Necesitamos más belleza y necesitamos más razón. Los sacerdotes de la parroquia de Illegio, don Angelo Zanello y don Alessio Geretti, y los miembros del “Comitato di San Floriano”, en las montañas alpinas de Carnia, en Italia, han sabido conjuntar ambas, belleza y razón, con brillantez, en la decimoctava “Mostra di Illegio”, que lleva por título “La bellezza della ragione”. Será clausurada, tras haber estado abierta al público desde mayo en la casa parroquial, a mediados de octubre.
Son cuarenta obras de arte, provenientes de diversos países de Europa, ante las que el espectador se abisma cuando aprecia, a través de ellas, los horrores que comporta la pérdida de la razón; se interroga, con los filósofos, por el origen y el sentido de todo lo que existe; y se sorprende de que los objetos que componen la realidad se dejen conocer por la razón científica y se rijan por sistemas coherentes de leyes.
Lo más interesante, con todo, es que, conducido por el estupendo guion que vertebra la exposición, el visitante logra elevarse a aquellas extensiones en las que la razón se dilata y se trasciende. Porque, más allá del análisis de los datos y de la pregunta por el sentido, el hombre es capaz, por su inteligencia, de adentrarse con la imaginación en otros mundos, establecer conexiones y relaciones insólitas, construir relatos fabulosos, jugar, soñar, crear obras de arte y ser, en definitiva, genial. Es la inteligencia fantástica e imaginativa.

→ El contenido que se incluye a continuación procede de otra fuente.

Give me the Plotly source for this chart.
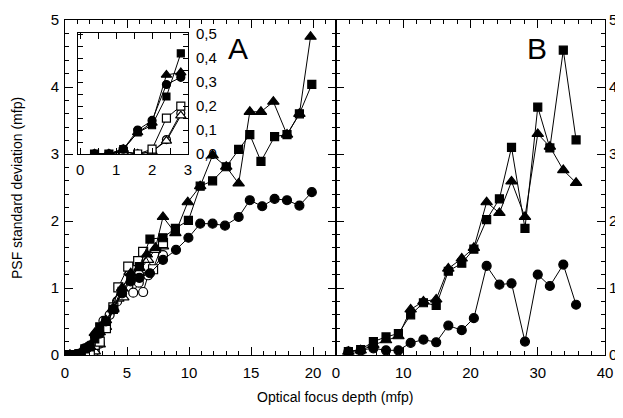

Me parece que fue Thomas Hobbes el que dijo aquello de que, si hubiera dedicado tanto tiempo a leer libros como hacen los que van por la vida de listos, eruditos y sabios, habría sido tan tonto como ellos. Según él, hablarían solo lo que viene en los libros. Y nada más.
En este sentido, conozco un profesor que es de una cultura apabullante, un investigador metódico y sagaz como pocos, un docente magnífico y, además, escritor, en lo suyo, de primera. Goza de un prestigio al que nadie osa ponerle un “pero”, salvo una amiga mía italiana, que dice de él: «Ma non vola». No vuela.
Y no son pocas las ocasiones en las que, tras escuchar a alguien que se jacta de ser racional o cultor de la razón, acabe, al ver cómo discurre ese ego autosobrevalorado, diciéndome para mis adentros: «¡Jesús, qué descerebración la de esta persona!». Ni son pocas aquellas en las que la memoria me traiga a la consciencia actual lo que Marcel Proust escribió en “A la sombra de las muchachas en flor”, segunda obra del ciclo “En busca del tiempo perdido”: «Cada cual llama ideas claras a las que se hallan en el mismo grado de confusión que las suyas». Así mismo.
Mas volviendo a lo que estábamos, y para concluir, me parece tan significativo el que sea precisamente una pequeña parroquia católica de alta montaña en los Alpes la que, al referirse a la razón, la califique de “bella”, que eso lo dice todo acerca de cuál es la apreciación valorativa, positiva, amable, que la Iglesia tiene de la razón.
Como no puede ser de otra manera, pues el momento culminante de la racionalidad no se encuentra en la duda metódica, ni en el escepticismo, ni en el agnosticismo, sino en la apertura a Alguien que, con su sabiduría, ha infundido armonía, profundidad, grandeza y sentido a cuanto existe, ya que, de no ser así, la racionalidad sería un producto accidental e insignificante que emergería del magma de la irracionalidad y del azar que lleva y trae a su albur cuanto cae bajo su intrínseca volatilidad.
De ahí el que, ante esa radical apuesta en favor de la razón por parte de la fe católica, y de su hermosura, el creyente sea, además de inteligente, un devoto admirador de la complejidad del universo y de su esplendor, un contemplativo, que sabe y acepta con humildad que la realidad es siempre superior a nuestros cálculos y medidas, y que, por sus dimensiones, sobrepasa cualquier intento humano de delimitarla y controlarla con parámetros reductores, porque Aquel que con su amor lo ha creado todo de la nada es «Deus semper maior».